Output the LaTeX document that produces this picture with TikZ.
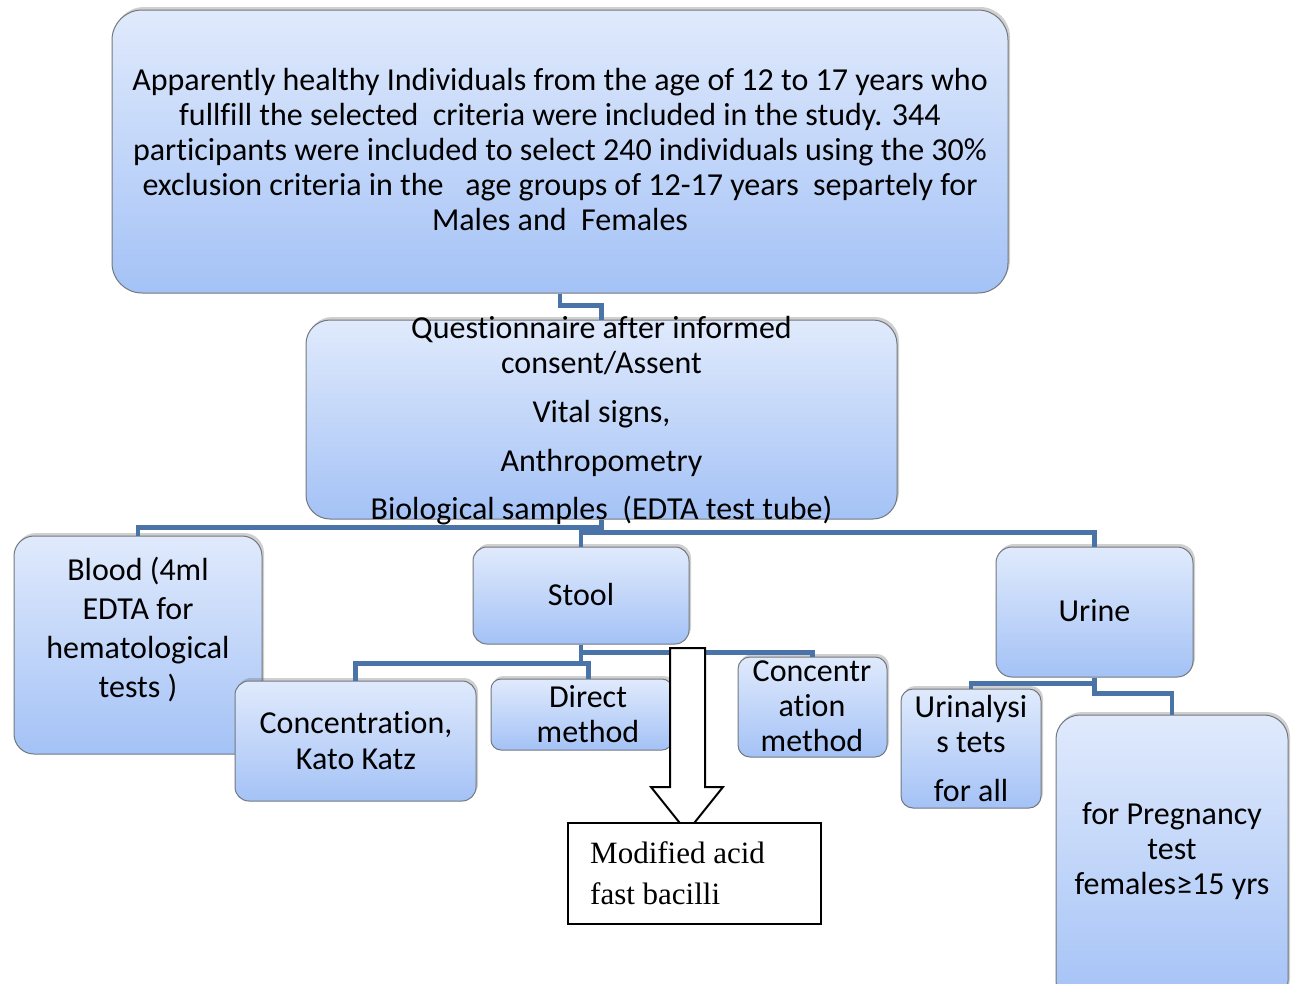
\documentclass[tikz,border=0pt]{standalone}
\usepackage{fontspec}
\setmainfont{Carlito}[Ligatures=NoCommon]
\newfontfamily\timesf{Liberation Serif}
\usetikzlibrary{shadows}
\definecolor{boxTop}{HTML}{E0EAFC}
\definecolor{boxBot}{HTML}{A4C2F6}
\definecolor{boxLine}{HTML}{72787F}
\definecolor{connC}{HTML}{4A74A8}
\tikzset{
  box/.style={draw=boxLine, line width=1pt, top color=boxTop, bottom color=boxBot,
    rounded corners=#1, inner sep=0pt,
    drop shadow={shadow xshift=2pt, shadow yshift=3pt, opacity=0.3, fill=black!60}},
  box/.default=16pt,
  txt/.style={align=center, inner sep=0pt, font=\fontsize{32}{35}\selectfont},
  conn/.style={draw=connC, line width=4.5pt},
  arrowshape/.style={draw=black, line width=2pt, fill=white, line join=miter},
  whitebox/.style={draw=black, line width=1.5pt, fill=white, inner sep=0pt}
}
\begin{document}
\begin{tikzpicture}[x=1pt,y=-1pt]
\useasboundingbox (0,0) rectangle (1293,983);
\fill[white] (0,0) rectangle (1293,983);

% boxes
\node[box=30pt, minimum width=896pt, minimum height=283pt] (top) at (560,151.5) {};
\node[box=24pt, minimum width=591pt, minimum height=199pt] (mid) at (601.5,419.5) {};
\node[box=20pt, minimum width=248pt, minimum height=218pt] (blood) at (138,645) {};
\node[box=14pt, minimum width=216pt, minimum height=97pt] (stool) at (581,595.5) {};
\node[box=16pt, minimum width=197pt, minimum height=130pt] (urine) at (1094.5,612) {};
\node[box=14pt, minimum width=241pt, minimum height=120pt] (kk) at (355.5,741) {};
\node[box=10pt, minimum width=181pt, minimum height=71pt] (direct) at (581.5,714.5) {};
\node[box=12pt, minimum width=149pt, minimum height=100pt] (cm) at (812.5,707) {};
\node[box=12pt, minimum width=140pt, minimum height=119pt] (ua) at (971,748.5) {};
\node[box=24pt, minimum width=232pt, minimum height=290pt] (preg) at (1172,860) {};

% connectors
\draw[conn] (top.south) -- ++(0,12) -| (mid.north);
\draw[conn] (mid.south) -- ++(0,8) -| (blood.north);
\draw[conn] (mid.south) -- ++(0,13) -| (stool.north);
\draw[conn] (mid.south) -- ++(0,13) -| (urine.north);
\draw[conn] (stool.south) -- ++(0,19) -| (kk.north);
\draw[conn] (stool.south) -- ++(0,19) -| ([xshift=7pt]direct.north);
\draw[conn] (stool.south) -- ++(0,8) -| (cm.north);
\draw[conn] (urine.south) -- ++(0,6) -| (ua.north);
\draw[conn] (urine.south) -- ++(0,16) -| (preg.north);

% texts
\node[txt] (topT) at (560,150) {Apparently healthy Individuals from the age of 12 to 17 years who\\
fullfill the selected\ \ criteria were included in the study. 344\\
participants were included to select 240 individuals using the 30\%\\
exclusion criteria in the\ \ \ age groups of 12-17 years\ \ separtely for\\
Males and\ \ Females};
\node[txt] (midT) at (601.5,420.5) {Questionnaire after informed\\consent/Assent\\[14pt]
Vital signs,\\[14pt] Anthropometry\\[13pt] Biological samples\ \ (EDTA test tube)};
\node[txt, font=\fontsize{32}{39}\selectfont] (bloodT) at (138,629.5) {Blood (4ml\\EDTA for\\hematological\\tests )};
\node[txt] (stoolT) at (581,594) {Stool};
\node[txt] (urineT) at (1094.5,611) {Urine};
\node[txt, font=\fontsize{32}{36}\selectfont] (kkT) at (356,740.5) {Concentration,\\Kato Katz};
\node[txt] (directT) at (588,714) {Direct\\method};
\node[txt] (cmT) at (812,706) {Concentr\\ation\\method};
\node[txt] (uaT) at (971,748) {Urinalysi\\s tets\\[14pt]for all};
\node[txt] (pregT) at (1172,851) {for Pregnancy\\test\\females≥15 yrs};

% block arrow
\draw[arrowshape] (670,648) -- (705,648) -- (705,787) -- (723,787) -- (687,832)
  -- (651,787) -- (670,787) -- cycle;

% modified acid fast bacilli
\node[whitebox, minimum width=253pt, minimum height=101pt] (maf) at (694.5,873.5) {};
\node[anchor=west, align=left, inner sep=0pt, font=\timesf\fontsize{31}{41}\selectfont] (mafT) at (590,873.5) {Modified acid\\fast bacilli};
\end{tikzpicture}
\end{document}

##########

*Direction*. Give again, exactly, the lines from the start of the data through the one holding "minimum width=232pt, minimum"; omit the pictures.

*Result for this exercise*.
Output the LaTeX document that produces this picture with TikZ.
\documentclass[tikz,border=0pt]{standalone}
\usepackage{fontspec}
\setmainfont{Carlito}[Ligatures=NoCommon]
\newfontfamily\timesf{Liberation Serif}
\usetikzlibrary{shadows}
\definecolor{boxTop}{HTML}{E0EAFC}
\definecolor{boxBot}{HTML}{A4C2F6}
\definecolor{boxLine}{HTML}{72787F}
\definecolor{connC}{HTML}{4A74A8}
\tikzset{
  box/.style={draw=boxLine, line width=1pt, top color=boxTop, bottom color=boxBot,
    rounded corners=#1, inner sep=0pt,
    drop shadow={shadow xshift=2pt, shadow yshift=3pt, opacity=0.3, fill=black!60}},
  box/.default=16pt,
  txt/.style={align=center, inner sep=0pt, font=\fontsize{32}{35}\selectfont},
  conn/.style={draw=connC, line width=4.5pt},
  arrowshape/.style={draw=black, line width=2pt, fill=white, line join=miter},
  whitebox/.style={draw=black, line width=1.5pt, fill=white, inner sep=0pt}
}
\begin{document}
\begin{tikzpicture}[x=1pt,y=-1pt]
\useasboundingbox (0,0) rectangle (1293,983);
\fill[white] (0,0) rectangle (1293,983);

% boxes
\node[box=30pt, minimum width=896pt, minimum height=283pt] (top) at (560,151.5) {};
\node[box=24pt, minimum width=591pt, minimum height=199pt] (mid) at (601.5,419.5) {};
\node[box=20pt, minimum width=248pt, minimum height=218pt] (blood) at (138,645) {};
\node[box=14pt, minimum width=216pt, minimum height=97pt] (stool) at (581,595.5) {};
\node[box=16pt, minimum width=197pt, minimum height=130pt] (urine) at (1094.5,612) {};
\node[box=14pt, minimum width=241pt, minimum height=120pt] (kk) at (355.5,741) {};
\node[box=10pt, minimum width=181pt, minimum height=71pt] (direct) at (581.5,714.5) {};
\node[box=12pt, minimum width=149pt, minimum height=100pt] (cm) at (812.5,707) {};
\node[box=12pt, minimum width=140pt, minimum height=119pt] (ua) at (971,748.5) {};
\node[box=24pt, minimum width=232pt, minimum height=290pt] (preg) at (1172,860) {};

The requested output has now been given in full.